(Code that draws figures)
==================================================
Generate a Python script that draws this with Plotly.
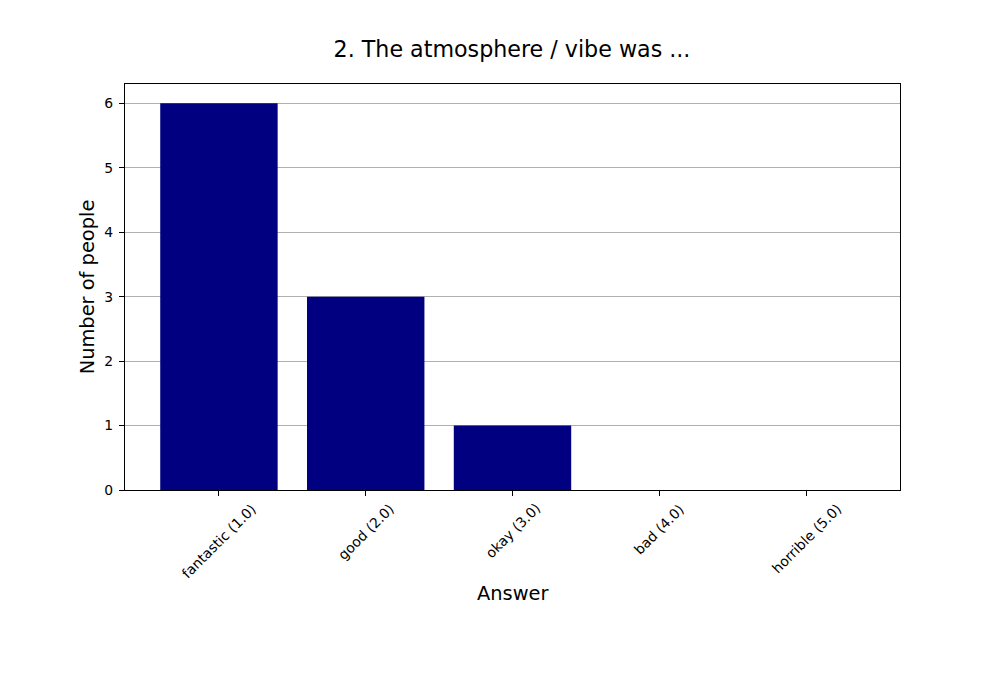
import plotly.graph_objects as go

categories = ["fantastic (1.0)", "good (2.0)", "okay (3.0)", "bad (4.0)", "horrible (5.0)"]
counts = [6, 3, 1, 0, 0]
y_ticks = [0, 1, 2, 3, 4, 5, 6]

FONT = "DejaVu Sans"
xs = list(range(len(categories)))

fig = go.Figure(go.Bar(x=xs, y=counts, width=0.8, marker=dict(color="#000080", line=dict(width=0))))

annotations = []
for i, lab in enumerate(categories):
    annotations.append(dict(x=i, xref="x", y=0, yref="paper", yanchor="top", xanchor="center",
                            text=lab, textangle=-45, showarrow=False, yshift=-8,
                            font=dict(family=FONT, size=13.9, color="black")))
annotations.append(dict(x=0.5, xref="paper", y=-0.255, yref="paper", yanchor="middle", xanchor="center",
                        text="Answer", showarrow=False, font=dict(family=FONT, size=19.4, color="black")))

fig.update_layout(
    width=1000, height=700,
    margin=dict(l=117, r=108, t=76, b=218),
    paper_bgcolor="white", plot_bgcolor="white",
    title=dict(text="2. The atmosphere / vibe was ...", x=(512 - 8) / 1000, xanchor="center", y=1 - 41 / 700, yanchor="middle",
               font=dict(family=FONT, size=22.2, color="black")),
    font=dict(family=FONT, color="black"),
    showlegend=False,
    bargap=0.2,
    annotations=annotations,
)
fig.update_xaxes(range=[-0.64, 4.64], tickvals=xs, ticktext=[""] * len(xs), showgrid=False, zeroline=False,
                 ticks="outside", ticklen=5, tickwidth=1.1, tickcolor="black",
                 showline=True, linecolor="black", linewidth=1.1, mirror=True)
fig.update_yaxes(range=[0, 6.3], tickvals=y_ticks, showgrid=True, gridcolor="#b0b0b0", gridwidth=1.1, zeroline=False,
                 ticks="outside", ticklen=5, tickwidth=1.1, tickcolor="black",
                 showline=True, linecolor="black", linewidth=1.1, mirror=True,
                 tickfont=dict(family=FONT, size=13.9, color="black"), ticklabelstandoff=3,
                 title=dict(text="Number of people", font=dict(family=FONT, size=19.4, color="black"), standoff=4))

fig.write_html("out.html")
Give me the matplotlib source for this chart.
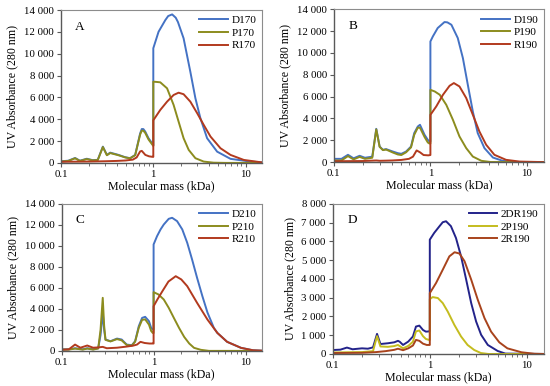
import matplotlib
matplotlib.use("Agg")
import matplotlib.pyplot as plt
from matplotlib.ticker import FuncFormatter, LogLocator, NullFormatter, FixedLocator

plt.rcParams["font.family"] = ["Liberation Serif", "DejaVu Serif"]

# ---- panel A ----
A_D_mass = [0.1, 0.12, 0.142, 0.16, 0.19, 0.22, 0.25, 0.284, 0.314, 0.341, 0.42, 0.496, 0.56, 0.636,
            0.72, 0.75, 0.78, 0.817, 0.887, 0.97, 1.0, 1.0, 1.14, 1.35, 1.45, 1.6, 1.75, 1.85, 2.13,
            2.52, 2.86, 3.24, 3.83, 4.92, 6.87, 11.3, 15]
A_D_val = [150, 200, 450, 200, 380, 250, 280, 1490, 730, 940, 730, 520, 430, 730,
           2700, 3100, 3100, 2870, 2260, 1800, 1600, 10500, 12010, 13080, 13450, 13600, 13300, 12900, 11410,
           8350, 5920, 4090, 2260, 1030, 370, 120, 50]
A_P_mass = [0.1, 0.12, 0.142, 0.16, 0.19, 0.22, 0.25, 0.284, 0.314, 0.341, 0.42, 0.496, 0.56, 0.636,
            0.72, 0.75, 0.78, 0.817, 0.887, 0.97, 1.0, 1.0, 1.1, 1.19, 1.41, 1.66, 1.88, 2.13, 2.42,
            2.86, 3.52, 4.5, 6.0, 15]
A_P_val = [120, 180, 420, 180, 350, 230, 260, 1450, 700, 900, 700, 500, 420, 700,
           2600, 2950, 2950, 2750, 2150, 1700, 1550, 7440, 7410, 7380, 6830, 5310, 3780, 2260, 1190,
           430, 120, 20, 0, 0]
A_R_mass = [0.1, 0.2, 0.3, 0.4, 0.5, 0.6, 0.66, 0.72, 0.75, 0.82, 0.9, 0.97, 1.0, 1.0, 1.19, 1.41,
            1.66, 1.88, 2.13, 2.52, 2.99, 3.52, 4.17, 5.35, 6.87, 9.58, 14.6, 15]
A_R_val = [100, 120, 150, 180, 220, 300, 500, 1050, 1100, 730, 600, 560, 550, 3900, 4850, 5610,
           6220, 6430, 6290, 5610, 4550, 3480, 2410, 1340, 730, 270, 60, 50]

# ---- panel B ----
B_D_mass = [0.1, 0.12, 0.14, 0.16, 0.185, 0.21, 0.25, 0.275, 0.298, 0.322, 0.348, 0.408, 0.46, 0.5,
            0.56, 0.63, 0.68, 0.74, 0.78, 0.87, 0.94, 0.977, 1.0, 1.0, 1.06, 1.19, 1.40, 1.5, 1.65,
            1.92, 2.17, 2.44, 2.75, 3.09, 3.63, 4.44, 5.6, 7.0, 15]
B_D_val = [300, 300, 670, 350, 580, 400, 500, 3050, 1430, 1130, 1190, 970, 820, 760,
           970, 1430, 2660, 3260, 3420, 2500, 2040, 1890, 1890, 11050, 11510, 12280, 12830, 12800, 12580,
           11370, 9530, 7090, 4640, 2660, 1280, 420, 120, 20, 0]
B_P_mass = [0.1, 0.12, 0.14, 0.16, 0.185, 0.21, 0.25, 0.275, 0.298, 0.322, 0.348, 0.408, 0.46, 0.5,
            0.56, 0.63, 0.68, 0.74, 0.78, 0.87, 0.94, 0.977, 1.0, 1.0, 1.11, 1.25, 1.46, 1.71, 2.0,
            2.35, 2.75, 3.37, 4.2, 15]
B_P_val = [150, 150, 550, 250, 480, 300, 400, 3000, 1400, 1100, 1150, 880, 700, 650,
           900, 1350, 2500, 3150, 3150, 2300, 1800, 1700, 1700, 6620, 6470, 6170, 5250, 3880, 2350,
           1280, 510, 120, 10, 0]
B_R_mass = [0.1, 0.2, 0.275, 0.3, 0.4, 0.5, 0.6, 0.66, 0.72, 0.78, 0.85, 0.95, 1.0, 1.0, 1.15, 1.35,
            1.58, 1.75, 2.0, 2.35, 2.75, 3.22, 3.78, 4.6, 6.07, 8.4, 15]
B_R_val = [80, 100, 150, 120, 150, 200, 300, 500, 1070, 900, 650, 620, 650, 4330, 5100, 6170,
           6990, 7240, 6930, 5870, 4340, 2800, 1590, 670, 210, 50, 0]

# ---- panel C ----
C_D_mass = [0.1, 0.12, 0.14, 0.17, 0.19, 0.22, 0.25, 0.265, 0.28, 0.29, 0.3, 0.34, 0.4, 0.45, 0.51,
            0.58, 0.63, 0.69, 0.75, 0.81, 0.89, 0.94, 0.98, 1.0, 1.0, 1.09, 1.19, 1.29, 1.46, 1.59,
            1.80, 2.05, 2.32, 2.62, 2.97, 3.39, 3.85, 4.52, 4.93, 6.3, 8.9, 12, 15]
C_D_val = [150, 150, 250, 150, 250, 150, 250, 1500, 3680, 2000, 1080, 920, 1170, 1080, 600,
           540, 920, 2350, 3140, 3240, 2830, 2190, 2030, 2030, 10130, 10920, 11560, 12030, 12570, 12670,
           12350, 11560, 10290, 8700, 6950, 5210, 3650, 2190, 1710, 860, 290, 60, 20]
C_P_mass = [0.1, 0.12, 0.14, 0.17, 0.19, 0.22, 0.25, 0.265, 0.28, 0.29, 0.3, 0.34, 0.4, 0.45, 0.51,
            0.58, 0.63, 0.69, 0.75, 0.81, 0.89, 0.94, 0.98, 1.0, 1.0, 1.13, 1.29, 1.46, 1.66, 1.89,
            2.15, 2.44, 2.75, 3.26, 4.0, 15]
C_P_val = [120, 120, 220, 120, 220, 120, 230, 2000, 5050, 2400, 1050, 900, 1120, 1000, 560,
           500, 880, 2200, 2950, 3000, 2500, 1900, 1700, 1700, 5590, 5370, 4890, 4100, 3140, 2190,
           1330, 700, 290, 100, 0, 0]
C_R_mass = [0.1, 0.12, 0.14, 0.16, 0.19, 0.22, 0.25, 0.28, 0.31, 0.4, 0.5, 0.6, 0.66, 0.72, 0.8,
            0.9, 0.98, 1.0, 1.0, 1.1, 1.25, 1.45, 1.74, 2.0, 2.32, 2.97, 3.85, 4.93, 6.3, 8.9, 12, 15]
C_R_val = [100, 150, 600, 300, 510, 300, 330, 380, 250, 300, 400, 500, 600, 860, 750,
           700, 700, 700, 4250, 4900, 5700, 6600, 7110, 6800, 6160, 4570, 2980, 1710, 860, 290, 60, 20]

# ---- panel D ----
D_DR_mass = [0.1, 0.12, 0.14, 0.16, 0.2, 0.23, 0.26, 0.286, 0.31, 0.37, 0.43, 0.47, 0.49, 0.53, 0.6,
             0.67, 0.72, 0.78, 0.85, 0.91, 0.98, 1.0, 1.0, 1.11, 1.26, 1.36, 1.47, 1.65, 1.86, 2.10,
             2.37, 2.67, 3.0, 3.38, 3.96, 5.0, 6.0, 15]
D_DR_val = [210, 230, 340, 250, 300, 280, 350, 1070, 530, 570, 620, 700, 650, 480, 660,
            930, 1460, 1510, 1280, 1190, 1200, 1230, 6090, 6450, 6810, 7020, 7070, 6810, 6180, 5200,
            3960, 2710, 1730, 1020, 480, 160, 20, 0]
D_P_mass = [0.1, 0.2, 0.26, 0.286, 0.31, 0.37, 0.43, 0.47, 0.53, 0.6, 0.67, 0.72, 0.78, 0.85, 0.91,
            0.98, 1.0, 1.0, 1.07, 1.21, 1.36, 1.53, 1.79, 2.10, 2.45, 2.87, 3.36, 4.0, 15]
D_P_val = [80, 100, 150, 950, 400, 380, 420, 480, 300, 430, 650, 1200, 1250, 950, 800,
           750, 750, 2920, 3030, 2980, 2710, 2260, 1550, 930, 480, 210, 50, 0, 0]
D_R_mass = [0.1, 0.2, 0.28, 0.35, 0.43, 0.47, 0.53, 0.6, 0.67, 0.72, 0.78, 0.85, 0.93, 1.0, 1.0,
            1.16, 1.36, 1.59, 1.80, 2.02, 2.28, 2.67, 3.12, 3.66, 4.28, 5.2, 6.3, 8.8, 12, 15]
D_R_val = [50, 60, 100, 150, 220, 280, 200, 300, 450, 750, 700, 550, 480, 480, 3240,
           3780, 4490, 5200, 5420, 5350, 4940, 3960, 2890, 1910, 1190, 620, 300, 90, 10, 0]

BLUE, OLIVE, RED = "#4472C4", "#8C8C1E", "#B23A1E"
NAVY, YELLOW, BROWN = "#23238A", "#C4BC1E", "#A8431C"

panels = [
    ("A", [0.111, 0.578, 0.365, 0.396], 14000, 2000,
     [(A_D_mass, A_D_val, BLUE, "D170"), (A_P_mass, A_P_val, OLIVE, "P170"), (A_R_mass, A_R_val, RED, "R170")]),
    ("B", [0.607, 0.580, 0.382, 0.396], 14000, 2000,
     [(B_D_mass, B_D_val, BLUE, "D190"), (B_P_mass, B_P_val, OLIVE, "P190"), (B_R_mass, B_R_val, RED, "R190")]),
    ("C", [0.112, 0.091, 0.364, 0.381], 14000, 2000,
     [(C_D_mass, C_D_val, BLUE, "D210"), (C_P_mass, C_P_val, OLIVE, "P210"), (C_R_mass, C_R_val, RED, "R210")]),
    ("D", [0.605, 0.083, 0.384, 0.389], 8000, 1000,
     [(D_DR_mass, D_DR_val, NAVY, "2DR190"), (D_P_mass, D_P_val, YELLOW, "2P190"), (D_R_mass, D_R_val, BROWN, "2R190")]),
]

fig = plt.figure(figsize=(5.5, 3.86), dpi=100)
thousands = FuncFormatter(lambda v, p: f"{int(v):,}".replace(",", " "))

for letter, rect, ymax, ystep, series in panels:
    ax = fig.add_axes(rect)
    for mass, val, col, lab in series:
        ax.plot(mass, val, color=col, lw=1.4, label=lab)
    ax.set_xscale("log")
    ax.set_xlim(0.1, 15)
    ax.set_ylim(0, ymax)
    ax.yaxis.set_major_locator(FixedLocator(range(0, ymax + 1, ystep)))
    ax.yaxis.set_major_formatter(thousands)
    ax.xaxis.set_major_locator(FixedLocator([0.1, 1, 10]))
    ax.xaxis.set_major_formatter(FuncFormatter(lambda v, p: f"{v:g}"))
    ax.xaxis.set_minor_locator(LogLocator(base=10, subs=range(2, 10)))
    ax.xaxis.set_minor_formatter(NullFormatter())
    ax.tick_params(labelsize=7.8, length=3, width=0.8, color="#595959", pad=2)
    ax.tick_params(axis="x", which="minor", length=2, width=0.6, color="#595959")
    for side in ("top", "right"):
        ax.spines[side].set_color("#8c8c8c")
        ax.spines[side].set_linewidth(0.8)
    for side in ("left", "bottom"):
        ax.spines[side].set_color("#595959")
        ax.spines[side].set_linewidth(1.0)
    ax.set_xlabel("Molecular mass (kDa)", fontsize=8.6, labelpad=1)
    ax.set_ylabel("UV Absorbance (280 nm)", fontsize=8.6, labelpad=4)
    ax.text(0.07, 0.89, letter, transform=ax.transAxes, fontsize=9.5, va="center")
    ax.legend(loc="upper right", frameon=False, fontsize=8, handlelength=2.6,
              labelspacing=0.25, handletextpad=0.3, borderaxespad=0.3, borderpad=0.2)

fig.savefig("out.png", dpi=100)
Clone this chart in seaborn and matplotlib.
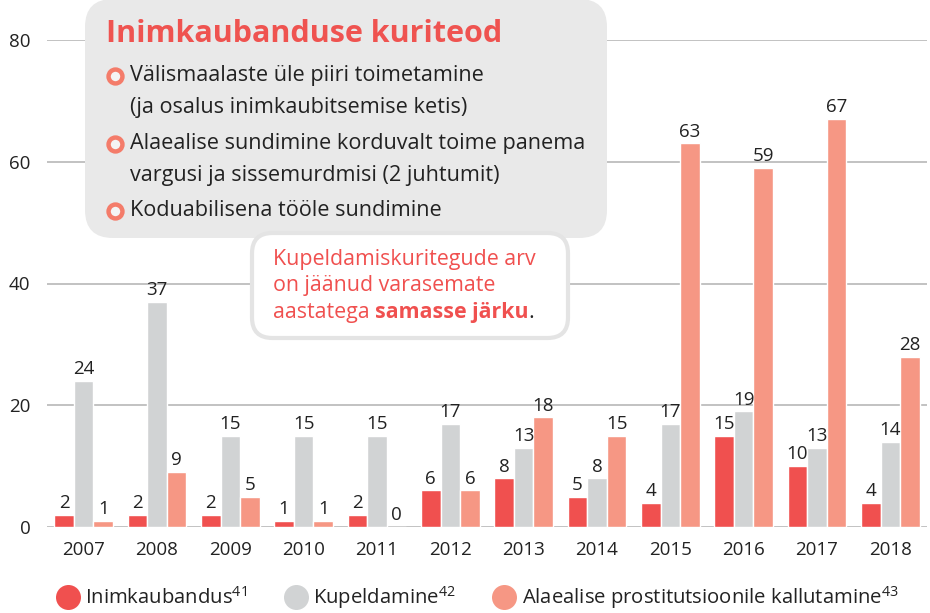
import pandas as pd
import seaborn as sns
import matplotlib.pyplot as plt
from matplotlib.patches import FancyBboxPatch
from matplotlib.lines import Line2D

# data
years = ["2007", "2008", "2009", "2010", "2011", "2012",
         "2013", "2014", "2015", "2016", "2017", "2018"]
inimkaubandus = [2, 2, 2, 1, 2, 6, 8, 5, 4, 15, 10, 4]
kupeldamine = [24, 37, 15, 15, 15, 17, 13, 8, 17, 19, 13, 14]
alaealise = [1, 9, 5, 1, 0, 6, 18, 15, 63, 59, 67, 28]
series = ["Inimkaubandus", "Kupeldamine", "Alaealise prostitutsioonile kallutamine"]
legend_labels = ["Inimkaubandus$^{41}$", "Kupeldamine$^{42}$",
                 "Alaealise prostitutsioonile kallutamine$^{43}$"]
colors = ["#F0504F", "#D1D3D4", "#F69784"]

df = pd.DataFrame({"Aasta": years * 3,
                   "Seeria": [series[0]] * 12 + [series[1]] * 12 + [series[2]] * 12,
                   "Arv": inimkaubandus + kupeldamine + alaealise})

sns.set_theme(style="white")
plt.rcParams["font.family"] = ["Open Sans", "DejaVu Sans"]
plt.rcParams["mathtext.fontset"] = "custom"
plt.rcParams["mathtext.rm"] = "Open Sans"
plt.rcParams["mathtext.default"] = "regular"

W, H = 930, 613
fig = plt.figure(figsize=(9.3, 6.13), dpi=100)
ax = fig.add_axes([47 / W, (H - 527) / H, 880 / W, 487 / H])


def px(x, y):
    return x / W, 1 - y / H


sns.barplot(data=df, x="Aasta", y="Arv", hue="Seeria", palette=colors,
            width=0.8, saturation=1, ax=ax, legend=False, zorder=2)
for c in ax.containers:
    ax.bar_label(c, fmt="%d", padding=2, fontsize=13.5, color="#222222")

ax.set_ylim(0, 80)
ax.set_xlim(-0.5, 11.5)
ax.set_yticks([0, 20, 40, 60, 80])
ax.yaxis.grid(True, color="#BDBDBD", linewidth=1.3, zorder=0)
ax.set_axisbelow(True)
for s in ax.spines.values():
    s.set_visible(False)
ax.set_xlabel("")
ax.set_ylabel("")
ax.tick_params(axis="both", length=0, labelsize=13.5, labelcolor="#222222")
ax.tick_params(axis="y", pad=12)
ax.tick_params(axis="x", pad=10)

# title box
box = FancyBboxPatch(px(85, 238), (607 - 85) / W, (238 + 1) / H,
                     boxstyle="round,pad=0,rounding_size=0.03",
                     transform=fig.transFigure, facecolor="#E9E9E9",
                     edgecolor="none", zorder=5, mutation_aspect=W / H)
fig.patches.append(box)
callout = FancyBboxPatch(px(252, 338), (568 - 252) / W, (338 - 233) / H,
                         boxstyle="round,pad=0,rounding_size=0.022",
                         transform=fig.transFigure, facecolor="white",
                         edgecolor="#E4E4E4", linewidth=3, zorder=6,
                         mutation_aspect=W / H)
fig.patches.append(callout)

fig.text(*px(106, 34), "Inimkaubanduse kuriteod", fontsize=22, fontweight="bold",
         color="#EF5350", va="center", zorder=7)
lines = ["Välismaalaste üle piiri toimetamine",
         "(ja osalus inimkaubitsemise ketis)",
         "Alaealise sundimine korduvalt toime panema",
         "vargusi ja sissemurdmisi (2 juhtumit)",
         "Koduabilisena tööle sundimine"]
line_y = [76, 108, 144, 176, 211]
for t, y in zip(lines, line_y):
    fig.text(*px(130, y), t, fontsize=15.6, color="#222222", va="center", zorder=7)
for y in [line_y[0], line_y[2], line_y[4]]:
    fig.lines.append(Line2D([px(115, y)[0]], [px(115, y)[1]], transform=fig.transFigure,
                            marker="o", markersize=10, markerfacecolor="#F4F4F4",
                            markeredgecolor="#F47C6A", markeredgewidth=3.2, zorder=7))

red = "#F0504F"
fs = 15.4
fig.text(*px(273, 259), "Kupeldamiskuritegude arv", fontsize=fs, color=red,
         va="center", zorder=7)
fig.text(*px(273, 286), "on jäänud varasemate", fontsize=fs, color=red,
         va="center", zorder=7)
t1 = fig.text(*px(273, 313), "aastatega ", fontsize=fs, color=red, va="center", zorder=7)
fig.canvas.draw()
x1 = t1.get_window_extent().x1 / W
t2 = fig.text(x1, px(0, 313)[1], "samasse järku", fontsize=fs, color=red,
              fontweight="bold", va="center", zorder=7)
fig.canvas.draw()
x2 = t2.get_window_extent().x1 / W
fig.text(x2, px(0, 313)[1], ".", fontsize=fs, color="#222222", va="center", zorder=7)

handles = [Line2D([], [], marker="o", linestyle="", markersize=18,
                  markerfacecolor=c, markeredgecolor="none") for c in colors]
fig.legend(handles, legend_labels, loc="center", bbox_to_anchor=(0.513, 1 - 598 / H),
           ncol=3, frameon=False, fontsize=14.6, handletextpad=0.25, columnspacing=1.8,
           handlelength=1.2, labelcolor="#222222", borderpad=0.2)

fig.savefig("out.png", dpi=100)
==================================================
▸ **DIRECTIVE**: Look through the entries above for the word "seaborn". Copy every line where it shows up.

▸ **TASK SOLUTION**:
Clone this chart in seaborn and matplotlib.
import seaborn as sns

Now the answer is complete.